Housing in Africa is under-funded and under-developed. The reasons are varied but many seem to agree that the tide is changing. From atop its headquarters in Nairobi, Shelter Afrique principals Karen Kandie and Saïd Diaw provide a lesson in the African housing market.
Founded in 1982 under the impetus of African governments, the African Development Bank and the African Re-Insurance Corporation, Shelter Afrique has survived enough trials to earn the status of wise elder in the African housing market.
The organisation came into existence at the height of an African housing crisis with a mandate to mobilize resources for housing development in Africa. They provide guarantees, direct loans developers and lines of credit to banks and non-bank financial institutions. But perhaps the product that has the most direct impact on the average citizen is the lines of credit Shelter Afrique provides to banks and non-bank financial institutions,, who are then able to on-lend to people for mortgages. In an under-developed mortgage market, as is the case with most in Africa, this can be the difference between owning a home or renting for life.
“We are committed to low and middle cost housing in Africa,” explains Saïd Diaw, Acting Director of Operations. “But we face many challenges. Most of these obstacles revolve around financing, either on the part of the developer or the potential home owner.”
While Shelter Afrique looks to its own equity resources and medium term borrowings to help facilitate financing there is one challenge that it chooses to manage externally.
According to a 2008 report by Habitat for Humanity, A Right to a Decent Home, Africa and the Middle East have the highest percentage of renters and the highest per capita incidence of war and institutional violence in the world. The latter of these two obstacles can pose the greatest threat to attracting investors to the housing sector.
“Our partners sometimes develop projects in countries that do not have a reputation for stability. This increases our risk and the difficulty of mobilizing financing for them,” notes Karen Kandie, Shelter Afrique’s Director of Finance.
Several years ago, Shelter Afrique’s Board issued a directive to its management to issue political risk insurance and guarantees on specific projects. In response, since 2005, Shelter Afrique has partnered with another African institution to share political risk in countries deemed risky by conventional international markets.
The African Trade Insurance Agency (ATI) was also founded by African countries with a developmental mandate to attract investments into Africa. Synergy in the mandates of both institutions helped forge a relationship that resulted in ATI support to transactions valued at $27.5 million in three East African countries.
One country, in particular, has benefited from the partnership. After years of civil war, this East African country was beginning to rebuild with a national housing scheme at the core of its reconstruction efforts. Donor funding was difficult to mobilise and the private sector shied away from entering an untested market.

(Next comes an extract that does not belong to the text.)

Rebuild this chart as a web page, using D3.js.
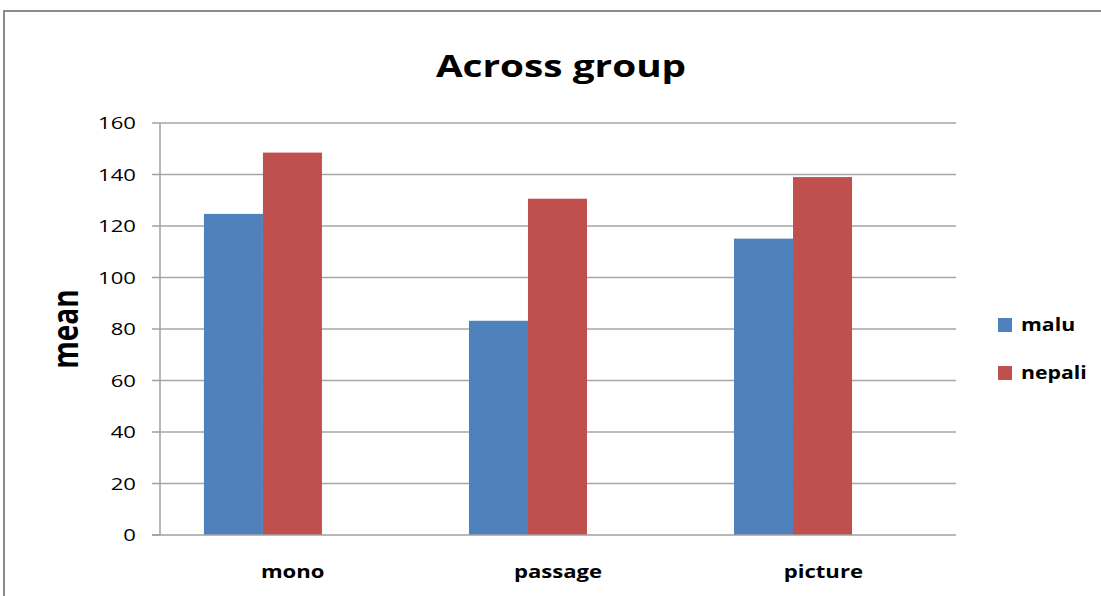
<!DOCTYPE html>
<html>
<head>
<meta charset="utf-8">
<script src="https://cdn.jsdelivr.net/npm/d3@7"></script>
<style>
  html, body { margin: 0; padding: 0; background: #fff; }
  svg { display: block; }
  text { font-family: "Open Sans", "Noto Sans", sans-serif; fill: #000; }
</style>
</head>
<body>
<svg id="chart" width="1101" height="596"></svg>
<script>
// Chart data
const categories = ["mono", "passage", "picture"];
const seriesNames = ["malu", "nepali"];
const maluValues = [124.7, 83.2, 115.1];
const nepaliValues = [148.5, 130.6, 139.0];
const yTicks = [0, 20, 40, 60, 80, 100, 120, 140, 160];
const seriesColors = ["#4F81BD", "#C0504D"];

const seriesValues = [maluValues, nepaliValues];
const rows = categories.map((c, i) => ({
  category: c,
  values: seriesNames.map((s, j) => ({ series: s, value: seriesValues[j][i] }))
}));

const svg = d3.select("#chart");
const stretch = 1.3; // wide-set lettering

// Outer frame (top and left edges)
svg.append("path")
  .attr("d", "M4,596 L4,11 L1101,11")
  .attr("fill", "none")
  .attr("stroke", "#8c8c8c")
  .attr("stroke-width", 2);

// Scales
const plotLeft = 160, plotRight = 956, plotTop = 123, plotBottom = 535;
const y = d3.scaleLinear().domain([0, 160]).range([plotBottom, plotTop]);
const xAxisScale = d3.scaleBand().domain(categories).range([plotLeft, plotRight]);
const xGroups = d3.scaleBand().domain(categories).range([plotLeft, plotRight])
  .paddingInner(0.5547).paddingOuter(0.279).align(0.297);
const xSeries = d3.scaleBand().domain(seriesNames).range([0, xGroups.bandwidth()]);

// Horizontal gridlines
svg.append("g")
  .selectAll("line")
  .data(yTicks.filter(t => t > 0))
  .join("line")
  .attr("x1", plotLeft).attr("x2", plotRight)
  .attr("y1", d => y(d)).attr("y2", d => y(d))
  .attr("stroke", "#a6a6a6")
  .attr("stroke-width", 1.5);

// Bars
const groups = svg.append("g")
  .selectAll("g")
  .data(rows)
  .join("g")
  .attr("transform", d => `translate(${xGroups(d.category)},0)`);

groups.selectAll("rect")
  .data(d => d.values)
  .join("rect")
  .attr("x", d => xSeries(d.series))
  .attr("width", xSeries.bandwidth())
  .attr("y", d => y(d.value))
  .attr("height", d => y(0) - y(d.value))
  .attr("fill", (d, i) => seriesColors[i]);

// Y axis line and tick marks
const yAxisG = svg.append("g");
yAxisG.append("line")
  .attr("x1", plotLeft).attr("x2", plotLeft)
  .attr("y1", y(160)).attr("y2", y(0))
  .attr("stroke", "#a0a0a0").attr("stroke-width", 1.5);
yAxisG.selectAll("line.tick")
  .data(yTicks)
  .join("line")
  .attr("class", "tick")
  .attr("x1", plotLeft - 8).attr("x2", plotLeft)
  .attr("y1", d => y(d)).attr("y2", d => y(d))
  .attr("stroke", "#a0a0a0").attr("stroke-width", 1.5);
yAxisG.selectAll("text")
  .data(yTicks)
  .join("text")
  .attr("transform", d => `translate(136,${y(d)}) scale(${stretch},1)`)
  .attr("dy", "0.36em")
  .attr("text-anchor", "end")
  .style("font-size", "17px")
  .text(d => d);

// X axis line
svg.append("line")
  .attr("x1", plotLeft - 8).attr("x2", plotRight)
  .attr("y1", y(0)).attr("y2", y(0))
  .attr("stroke", "#a0a0a0").attr("stroke-width", 1.5);

// Category labels
svg.append("g")
  .selectAll("text")
  .data(categories)
  .join("text")
  .attr("transform", d => `translate(${xAxisScale(d) + xAxisScale.bandwidth() / 2},572) scale(${stretch},1)`)
  .attr("dy", "0.36em")
  .attr("text-anchor", "middle")
  .style("font-size", "17px")
  .style("font-weight", "bold")
  .text(d => d);

// Title
svg.append("text")
  .attr("transform", `translate(561,77) scale(1.25,1)`)
  .attr("text-anchor", "middle")
  .style("font-size", "31px")
  .style("font-weight", "bold")
  .text("Across group");

// Y axis title (rotated; widened across the glyphs like the other lettering)
svg.append("text")
  .attr("transform", `translate(78,329) rotate(-90) scale(1,1.3)`)
  .attr("text-anchor", "middle")
  .style("font-size", "28px")
  .style("font-weight", "bold")
  .text("mean");

// Legend
const legend = svg.append("g")
  .selectAll("g")
  .data(seriesNames)
  .join("g")
  .attr("transform", (d, i) => `translate(998,${325 + i * 48})`);
legend.append("rect")
  .attr("x", 0).attr("y", -7)
  .attr("width", 14).attr("height", 14)
  .attr("fill", (d, i) => seriesColors[i]);
legend.append("text")
  .attr("transform", `translate(23,0) scale(1.25,1)`)
  .attr("dy", "0.36em")
  .style("font-size", "17px")
  .style("font-weight", "bold")
  .text(d => d);
</script>
</body>
</html>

“The big pay-off for us was in paving the way for other investors. With ATI covering our risks, we were able to finance developers when even donors refused their support. And now we see this country coming to life with solid financing options from the private sector,” adds Diaw.
There is another aspect of this partnership that may pry open the markets even further. ATI is supporting Shelter Afrique with Credit Risk Insurance that protects their loans against non-payment. The pair has already concluded one such deal in Tanzania and another is expected to close in August 2010 in the DR Congo with more in the pipeline.
The partnership between these two multilaterals has helped to build more than 150 apartments, numerous commercial buildings and related infrastructure and to create hundreds of jobs in East Africa. Plans are underway that may see ATI extend its support to Shelter Afrique in more East African countries as well as West Africa.
On this point, Saïd Diaw wants to make one thing clear, “if our internal risk rating on any given country is high, then ATI comes into the picture. Without them, we may not have been able to enter some countries.”
With its risks covered, the sky seems to be the limit for this African housing giant as demand continues to outpace capacity in most countries. In Kenya, Shelter Afrique’s home base, the housing demand in cities is 150,000 units per year of which the government is only able to produce 50,0001. In neighbouring Tanzania, the story is the same with a housing deficit in its cities estimated at 1.2 million units.
Shelter Afrique is moving to fill not only the housing shortage but also the gap in financing options.
This may seem a lofty goal considering the state of the African mortgage market but this fact doesn’t worry Shelter Afrique. After all this is an institution whose mission statement boldly declares “we believe that as we build a house, we build a family and a nation.”